> [Exercise task]:
Everything from the line with "Reproduce this chart with Plotly." through the line with "el_ticks_a = [20, 25, 30, 35, 40, 45, 50]", inclusive, should be repeated exactly, except the pictures.

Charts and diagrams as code
==*==
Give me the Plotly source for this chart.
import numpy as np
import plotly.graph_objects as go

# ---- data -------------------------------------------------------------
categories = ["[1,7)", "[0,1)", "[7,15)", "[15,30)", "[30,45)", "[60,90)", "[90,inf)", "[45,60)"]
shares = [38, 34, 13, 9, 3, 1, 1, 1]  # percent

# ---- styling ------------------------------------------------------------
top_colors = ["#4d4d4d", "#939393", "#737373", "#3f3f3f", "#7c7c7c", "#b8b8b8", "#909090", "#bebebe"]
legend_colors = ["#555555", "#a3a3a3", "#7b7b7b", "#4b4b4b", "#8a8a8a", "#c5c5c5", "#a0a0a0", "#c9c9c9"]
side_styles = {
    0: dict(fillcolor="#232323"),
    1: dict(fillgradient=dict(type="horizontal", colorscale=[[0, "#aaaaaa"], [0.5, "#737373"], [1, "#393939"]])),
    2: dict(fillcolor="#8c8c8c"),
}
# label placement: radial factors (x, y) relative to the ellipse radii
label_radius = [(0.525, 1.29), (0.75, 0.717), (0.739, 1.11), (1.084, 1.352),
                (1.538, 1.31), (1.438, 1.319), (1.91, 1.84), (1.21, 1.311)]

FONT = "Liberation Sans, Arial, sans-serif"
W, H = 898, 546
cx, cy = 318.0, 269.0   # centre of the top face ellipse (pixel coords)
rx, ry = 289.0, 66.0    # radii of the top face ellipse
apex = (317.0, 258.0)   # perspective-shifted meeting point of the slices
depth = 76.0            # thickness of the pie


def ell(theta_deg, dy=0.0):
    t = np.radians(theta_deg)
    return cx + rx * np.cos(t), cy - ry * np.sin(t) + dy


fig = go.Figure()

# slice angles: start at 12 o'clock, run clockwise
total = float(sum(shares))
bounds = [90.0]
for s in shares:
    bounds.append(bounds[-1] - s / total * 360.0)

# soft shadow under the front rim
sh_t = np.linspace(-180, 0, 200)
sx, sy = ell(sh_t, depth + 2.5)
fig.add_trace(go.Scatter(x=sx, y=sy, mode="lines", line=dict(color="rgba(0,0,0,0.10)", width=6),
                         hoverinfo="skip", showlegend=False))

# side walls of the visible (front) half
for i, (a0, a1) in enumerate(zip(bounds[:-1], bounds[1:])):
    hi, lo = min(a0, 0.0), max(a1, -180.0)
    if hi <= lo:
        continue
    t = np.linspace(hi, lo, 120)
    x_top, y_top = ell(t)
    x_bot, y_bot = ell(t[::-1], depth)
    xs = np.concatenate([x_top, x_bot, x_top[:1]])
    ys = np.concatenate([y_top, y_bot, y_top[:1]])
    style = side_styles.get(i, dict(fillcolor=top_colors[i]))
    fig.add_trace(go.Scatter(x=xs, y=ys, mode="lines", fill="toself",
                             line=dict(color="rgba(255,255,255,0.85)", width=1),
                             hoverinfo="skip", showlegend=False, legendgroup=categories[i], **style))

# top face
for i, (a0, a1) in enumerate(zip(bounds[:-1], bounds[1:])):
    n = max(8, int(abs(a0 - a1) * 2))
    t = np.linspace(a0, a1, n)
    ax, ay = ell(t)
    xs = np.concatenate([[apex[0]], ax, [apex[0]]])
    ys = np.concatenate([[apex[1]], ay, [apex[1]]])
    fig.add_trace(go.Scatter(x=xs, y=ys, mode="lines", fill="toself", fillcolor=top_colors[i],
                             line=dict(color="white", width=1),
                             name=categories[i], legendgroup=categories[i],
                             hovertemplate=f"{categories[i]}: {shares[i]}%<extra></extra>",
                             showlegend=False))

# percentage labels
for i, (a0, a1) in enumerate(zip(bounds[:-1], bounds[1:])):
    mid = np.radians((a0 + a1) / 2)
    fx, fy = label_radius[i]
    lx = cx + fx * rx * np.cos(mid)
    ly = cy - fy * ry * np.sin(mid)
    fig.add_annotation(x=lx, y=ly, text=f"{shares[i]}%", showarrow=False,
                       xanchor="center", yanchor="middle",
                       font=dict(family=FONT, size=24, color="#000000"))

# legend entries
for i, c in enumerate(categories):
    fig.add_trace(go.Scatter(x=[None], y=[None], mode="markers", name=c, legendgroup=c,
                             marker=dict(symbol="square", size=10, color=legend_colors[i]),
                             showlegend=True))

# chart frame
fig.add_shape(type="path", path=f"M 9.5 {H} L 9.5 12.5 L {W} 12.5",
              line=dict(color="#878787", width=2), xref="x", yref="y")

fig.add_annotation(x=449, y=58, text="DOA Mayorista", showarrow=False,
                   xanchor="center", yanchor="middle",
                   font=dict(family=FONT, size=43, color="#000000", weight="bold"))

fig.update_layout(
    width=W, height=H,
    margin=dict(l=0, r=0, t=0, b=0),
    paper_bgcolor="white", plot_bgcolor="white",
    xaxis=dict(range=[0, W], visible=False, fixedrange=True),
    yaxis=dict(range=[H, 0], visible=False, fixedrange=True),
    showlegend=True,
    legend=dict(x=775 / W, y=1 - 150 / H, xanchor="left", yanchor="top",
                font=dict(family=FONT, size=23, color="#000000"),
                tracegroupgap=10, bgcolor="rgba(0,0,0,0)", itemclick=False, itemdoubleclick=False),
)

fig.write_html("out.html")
==*==
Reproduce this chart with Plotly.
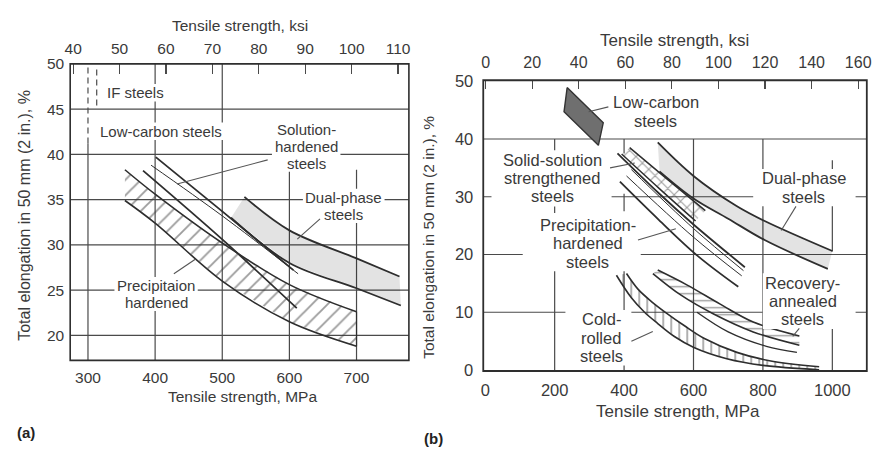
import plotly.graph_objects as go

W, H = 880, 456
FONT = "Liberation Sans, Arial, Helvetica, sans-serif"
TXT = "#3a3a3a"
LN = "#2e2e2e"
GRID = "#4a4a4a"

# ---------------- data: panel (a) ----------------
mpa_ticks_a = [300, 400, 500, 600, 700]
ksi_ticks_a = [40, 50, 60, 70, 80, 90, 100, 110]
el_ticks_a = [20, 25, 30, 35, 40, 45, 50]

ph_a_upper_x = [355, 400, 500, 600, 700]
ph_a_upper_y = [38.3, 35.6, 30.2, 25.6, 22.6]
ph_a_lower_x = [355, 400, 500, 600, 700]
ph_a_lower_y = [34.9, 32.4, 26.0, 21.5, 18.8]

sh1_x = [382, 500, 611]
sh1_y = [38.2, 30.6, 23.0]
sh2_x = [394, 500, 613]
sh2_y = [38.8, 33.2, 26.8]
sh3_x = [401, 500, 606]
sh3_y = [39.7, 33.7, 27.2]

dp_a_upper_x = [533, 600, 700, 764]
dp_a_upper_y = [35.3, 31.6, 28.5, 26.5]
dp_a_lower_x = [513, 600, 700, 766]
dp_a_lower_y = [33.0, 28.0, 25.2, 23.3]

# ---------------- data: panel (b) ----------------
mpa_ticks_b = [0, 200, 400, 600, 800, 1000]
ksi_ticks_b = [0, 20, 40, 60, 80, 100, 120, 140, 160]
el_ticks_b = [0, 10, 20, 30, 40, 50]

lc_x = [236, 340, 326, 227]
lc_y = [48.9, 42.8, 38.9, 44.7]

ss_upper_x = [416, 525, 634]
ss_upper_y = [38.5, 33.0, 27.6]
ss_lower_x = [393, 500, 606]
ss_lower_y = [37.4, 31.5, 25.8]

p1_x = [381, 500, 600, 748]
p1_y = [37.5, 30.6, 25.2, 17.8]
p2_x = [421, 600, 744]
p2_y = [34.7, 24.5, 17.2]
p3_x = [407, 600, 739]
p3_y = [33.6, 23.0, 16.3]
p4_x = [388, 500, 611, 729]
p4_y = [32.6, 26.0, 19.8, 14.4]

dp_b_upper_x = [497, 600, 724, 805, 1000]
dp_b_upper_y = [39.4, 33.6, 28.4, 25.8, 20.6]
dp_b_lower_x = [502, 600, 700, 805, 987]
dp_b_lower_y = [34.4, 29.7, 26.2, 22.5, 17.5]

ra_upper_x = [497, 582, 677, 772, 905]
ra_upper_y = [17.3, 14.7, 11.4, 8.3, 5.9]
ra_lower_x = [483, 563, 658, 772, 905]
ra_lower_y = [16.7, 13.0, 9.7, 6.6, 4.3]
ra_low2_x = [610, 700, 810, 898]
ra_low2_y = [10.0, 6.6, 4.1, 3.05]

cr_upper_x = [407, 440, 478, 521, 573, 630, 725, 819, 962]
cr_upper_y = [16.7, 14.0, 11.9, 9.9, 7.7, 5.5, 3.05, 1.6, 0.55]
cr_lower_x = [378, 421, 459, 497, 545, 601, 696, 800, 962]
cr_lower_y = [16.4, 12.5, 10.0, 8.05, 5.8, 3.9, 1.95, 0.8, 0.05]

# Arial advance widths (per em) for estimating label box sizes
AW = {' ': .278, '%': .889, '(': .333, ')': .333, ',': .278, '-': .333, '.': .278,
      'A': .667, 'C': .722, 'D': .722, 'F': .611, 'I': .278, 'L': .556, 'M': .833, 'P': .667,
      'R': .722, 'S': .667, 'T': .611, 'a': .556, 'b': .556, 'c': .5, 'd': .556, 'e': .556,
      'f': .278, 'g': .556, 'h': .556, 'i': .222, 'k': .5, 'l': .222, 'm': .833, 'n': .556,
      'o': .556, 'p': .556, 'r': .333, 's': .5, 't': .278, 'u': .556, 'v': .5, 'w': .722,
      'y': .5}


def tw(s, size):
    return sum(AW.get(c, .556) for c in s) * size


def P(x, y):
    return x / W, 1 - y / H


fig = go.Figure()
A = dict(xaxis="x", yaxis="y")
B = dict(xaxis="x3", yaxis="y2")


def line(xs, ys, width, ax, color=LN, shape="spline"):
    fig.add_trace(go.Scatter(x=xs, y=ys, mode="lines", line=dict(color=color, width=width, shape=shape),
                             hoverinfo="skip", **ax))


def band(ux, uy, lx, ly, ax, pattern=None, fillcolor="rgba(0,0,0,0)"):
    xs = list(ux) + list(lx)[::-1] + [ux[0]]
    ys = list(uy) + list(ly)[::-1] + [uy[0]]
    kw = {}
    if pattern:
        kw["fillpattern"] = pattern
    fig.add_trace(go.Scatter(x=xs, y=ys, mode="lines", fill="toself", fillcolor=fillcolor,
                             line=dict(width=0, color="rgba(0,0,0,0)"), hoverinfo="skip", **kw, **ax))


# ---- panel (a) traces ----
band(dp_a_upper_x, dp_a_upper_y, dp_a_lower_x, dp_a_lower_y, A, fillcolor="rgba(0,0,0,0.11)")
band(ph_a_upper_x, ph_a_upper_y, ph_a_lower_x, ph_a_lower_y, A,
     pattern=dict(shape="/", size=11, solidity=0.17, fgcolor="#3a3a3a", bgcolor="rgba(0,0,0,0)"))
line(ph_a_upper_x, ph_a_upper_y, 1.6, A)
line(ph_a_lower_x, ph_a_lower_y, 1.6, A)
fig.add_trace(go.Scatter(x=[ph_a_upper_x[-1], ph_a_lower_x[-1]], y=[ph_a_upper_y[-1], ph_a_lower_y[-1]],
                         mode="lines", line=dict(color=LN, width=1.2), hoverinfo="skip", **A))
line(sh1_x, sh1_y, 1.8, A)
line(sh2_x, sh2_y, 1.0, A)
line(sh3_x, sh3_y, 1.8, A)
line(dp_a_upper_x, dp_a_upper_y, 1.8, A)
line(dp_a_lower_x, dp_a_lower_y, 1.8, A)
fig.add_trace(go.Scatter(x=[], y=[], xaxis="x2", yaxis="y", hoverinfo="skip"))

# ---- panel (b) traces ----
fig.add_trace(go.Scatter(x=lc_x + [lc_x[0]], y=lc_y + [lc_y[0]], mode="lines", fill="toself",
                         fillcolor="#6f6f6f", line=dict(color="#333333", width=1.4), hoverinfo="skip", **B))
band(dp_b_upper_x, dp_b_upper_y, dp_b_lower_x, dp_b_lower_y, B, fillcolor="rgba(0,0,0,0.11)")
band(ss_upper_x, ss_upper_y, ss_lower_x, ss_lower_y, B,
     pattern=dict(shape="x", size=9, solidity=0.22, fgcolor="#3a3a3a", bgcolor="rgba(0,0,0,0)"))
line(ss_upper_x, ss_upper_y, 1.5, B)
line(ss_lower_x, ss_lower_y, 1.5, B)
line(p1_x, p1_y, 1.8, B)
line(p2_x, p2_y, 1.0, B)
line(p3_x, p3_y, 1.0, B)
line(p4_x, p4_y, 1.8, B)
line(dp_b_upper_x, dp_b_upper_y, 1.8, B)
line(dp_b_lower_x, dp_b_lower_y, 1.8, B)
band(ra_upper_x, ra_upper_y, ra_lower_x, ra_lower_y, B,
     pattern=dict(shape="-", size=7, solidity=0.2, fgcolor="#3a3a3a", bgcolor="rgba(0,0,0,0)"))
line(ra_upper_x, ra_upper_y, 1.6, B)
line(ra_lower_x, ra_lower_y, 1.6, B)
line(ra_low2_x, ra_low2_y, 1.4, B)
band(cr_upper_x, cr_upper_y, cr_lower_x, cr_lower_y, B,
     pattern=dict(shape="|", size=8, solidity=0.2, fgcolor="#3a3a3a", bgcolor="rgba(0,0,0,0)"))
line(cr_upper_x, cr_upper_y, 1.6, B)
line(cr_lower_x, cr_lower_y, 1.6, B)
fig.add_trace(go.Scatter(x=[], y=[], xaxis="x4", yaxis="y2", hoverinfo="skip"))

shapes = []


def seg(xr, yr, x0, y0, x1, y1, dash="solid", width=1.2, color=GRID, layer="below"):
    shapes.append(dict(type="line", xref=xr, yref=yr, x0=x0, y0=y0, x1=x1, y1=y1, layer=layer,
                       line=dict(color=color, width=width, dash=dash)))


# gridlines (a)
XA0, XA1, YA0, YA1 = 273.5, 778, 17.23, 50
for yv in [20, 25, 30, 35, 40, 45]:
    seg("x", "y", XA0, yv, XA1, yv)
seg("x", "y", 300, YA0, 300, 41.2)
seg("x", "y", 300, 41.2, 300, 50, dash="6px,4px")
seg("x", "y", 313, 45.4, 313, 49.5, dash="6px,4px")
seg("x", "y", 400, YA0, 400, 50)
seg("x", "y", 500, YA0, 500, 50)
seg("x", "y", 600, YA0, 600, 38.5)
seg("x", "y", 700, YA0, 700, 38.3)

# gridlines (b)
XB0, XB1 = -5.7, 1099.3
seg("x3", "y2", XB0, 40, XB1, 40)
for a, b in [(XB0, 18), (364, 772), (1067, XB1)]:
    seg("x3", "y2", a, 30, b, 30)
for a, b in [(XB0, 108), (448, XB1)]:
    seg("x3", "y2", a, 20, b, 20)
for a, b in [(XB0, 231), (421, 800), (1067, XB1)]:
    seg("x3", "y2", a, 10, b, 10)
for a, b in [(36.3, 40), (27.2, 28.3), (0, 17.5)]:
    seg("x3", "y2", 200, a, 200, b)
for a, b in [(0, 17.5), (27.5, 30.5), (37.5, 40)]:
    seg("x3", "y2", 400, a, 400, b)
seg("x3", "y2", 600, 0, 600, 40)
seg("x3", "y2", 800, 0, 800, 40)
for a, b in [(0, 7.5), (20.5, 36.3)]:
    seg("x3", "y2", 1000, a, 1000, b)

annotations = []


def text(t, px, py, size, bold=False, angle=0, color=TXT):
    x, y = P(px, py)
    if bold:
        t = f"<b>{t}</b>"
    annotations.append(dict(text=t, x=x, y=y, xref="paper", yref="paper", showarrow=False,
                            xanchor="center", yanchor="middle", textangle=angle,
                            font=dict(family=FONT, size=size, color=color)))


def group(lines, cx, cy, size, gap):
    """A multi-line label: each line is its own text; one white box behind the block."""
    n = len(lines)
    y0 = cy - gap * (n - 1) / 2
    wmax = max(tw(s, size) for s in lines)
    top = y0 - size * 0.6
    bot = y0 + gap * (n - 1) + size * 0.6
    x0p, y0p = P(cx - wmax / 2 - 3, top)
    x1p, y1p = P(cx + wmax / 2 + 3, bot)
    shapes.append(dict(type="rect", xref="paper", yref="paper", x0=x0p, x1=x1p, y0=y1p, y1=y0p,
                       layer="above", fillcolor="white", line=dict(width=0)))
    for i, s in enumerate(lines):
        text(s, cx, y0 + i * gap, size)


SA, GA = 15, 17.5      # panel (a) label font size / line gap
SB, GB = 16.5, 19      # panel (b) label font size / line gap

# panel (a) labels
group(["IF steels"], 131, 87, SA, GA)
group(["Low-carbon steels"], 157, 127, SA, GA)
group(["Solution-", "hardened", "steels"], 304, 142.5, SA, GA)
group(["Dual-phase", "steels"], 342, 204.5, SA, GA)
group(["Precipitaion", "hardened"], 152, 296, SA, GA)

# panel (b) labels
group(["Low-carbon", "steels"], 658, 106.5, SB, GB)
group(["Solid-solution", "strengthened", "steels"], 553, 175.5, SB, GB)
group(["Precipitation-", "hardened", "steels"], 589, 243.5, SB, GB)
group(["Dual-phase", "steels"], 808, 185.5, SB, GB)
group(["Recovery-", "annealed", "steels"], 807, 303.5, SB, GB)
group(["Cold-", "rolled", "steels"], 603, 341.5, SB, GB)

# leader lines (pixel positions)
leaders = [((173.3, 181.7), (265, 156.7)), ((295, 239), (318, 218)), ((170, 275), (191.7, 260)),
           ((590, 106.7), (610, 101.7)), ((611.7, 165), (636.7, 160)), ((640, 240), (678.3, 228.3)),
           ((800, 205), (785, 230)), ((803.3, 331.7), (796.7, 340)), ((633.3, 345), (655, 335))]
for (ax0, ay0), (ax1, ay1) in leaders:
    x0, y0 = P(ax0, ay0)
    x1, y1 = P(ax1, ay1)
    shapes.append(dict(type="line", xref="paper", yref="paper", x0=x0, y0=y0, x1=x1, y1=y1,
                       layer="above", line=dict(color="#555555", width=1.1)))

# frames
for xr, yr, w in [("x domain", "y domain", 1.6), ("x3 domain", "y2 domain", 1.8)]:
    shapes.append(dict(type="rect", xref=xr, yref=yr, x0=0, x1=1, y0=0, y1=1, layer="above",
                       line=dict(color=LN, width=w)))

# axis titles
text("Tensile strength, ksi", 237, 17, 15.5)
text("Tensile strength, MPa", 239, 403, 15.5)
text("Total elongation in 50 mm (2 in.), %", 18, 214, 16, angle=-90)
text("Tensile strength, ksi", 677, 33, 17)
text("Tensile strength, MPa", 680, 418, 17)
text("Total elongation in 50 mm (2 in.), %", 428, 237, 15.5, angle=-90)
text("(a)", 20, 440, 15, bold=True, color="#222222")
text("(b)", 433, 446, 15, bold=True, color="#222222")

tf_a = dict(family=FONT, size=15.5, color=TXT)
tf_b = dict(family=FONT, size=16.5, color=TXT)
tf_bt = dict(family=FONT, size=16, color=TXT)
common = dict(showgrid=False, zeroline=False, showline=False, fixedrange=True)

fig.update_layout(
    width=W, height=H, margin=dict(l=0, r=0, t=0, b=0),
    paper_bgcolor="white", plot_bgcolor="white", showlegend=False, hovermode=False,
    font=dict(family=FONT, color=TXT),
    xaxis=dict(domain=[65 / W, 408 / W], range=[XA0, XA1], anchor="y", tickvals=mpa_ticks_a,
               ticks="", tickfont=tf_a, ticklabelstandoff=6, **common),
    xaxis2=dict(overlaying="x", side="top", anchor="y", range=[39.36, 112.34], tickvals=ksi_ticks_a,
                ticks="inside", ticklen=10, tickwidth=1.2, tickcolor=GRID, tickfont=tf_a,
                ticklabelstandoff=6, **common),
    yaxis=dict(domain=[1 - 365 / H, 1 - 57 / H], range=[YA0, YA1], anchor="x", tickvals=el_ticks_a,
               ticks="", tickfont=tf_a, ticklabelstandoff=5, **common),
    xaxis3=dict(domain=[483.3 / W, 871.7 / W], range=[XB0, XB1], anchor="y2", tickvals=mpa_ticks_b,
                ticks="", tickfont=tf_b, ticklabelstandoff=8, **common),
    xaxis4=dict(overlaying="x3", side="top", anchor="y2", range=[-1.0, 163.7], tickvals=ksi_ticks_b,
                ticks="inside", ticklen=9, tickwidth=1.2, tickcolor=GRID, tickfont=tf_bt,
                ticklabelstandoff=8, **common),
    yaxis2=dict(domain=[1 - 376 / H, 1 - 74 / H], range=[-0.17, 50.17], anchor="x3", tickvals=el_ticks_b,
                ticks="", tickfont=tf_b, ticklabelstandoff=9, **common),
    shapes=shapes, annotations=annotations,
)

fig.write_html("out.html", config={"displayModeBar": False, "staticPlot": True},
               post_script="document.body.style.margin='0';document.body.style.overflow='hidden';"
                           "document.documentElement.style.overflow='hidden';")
==*==
> [Reply]:
Reproduce this chart with Plotly.
import plotly.graph_objects as go

W, H = 880, 456
FONT = "Liberation Sans, Arial, Helvetica, sans-serif"
TXT = "#3a3a3a"
LN = "#2e2e2e"
GRID = "#4a4a4a"

# ---------------- data: panel (a) ----------------
mpa_ticks_a = [300, 400, 500, 600, 700]
ksi_ticks_a = [40, 50, 60, 70, 80, 90, 100, 110]
el_ticks_a = [20, 25, 30, 35, 40, 45, 50]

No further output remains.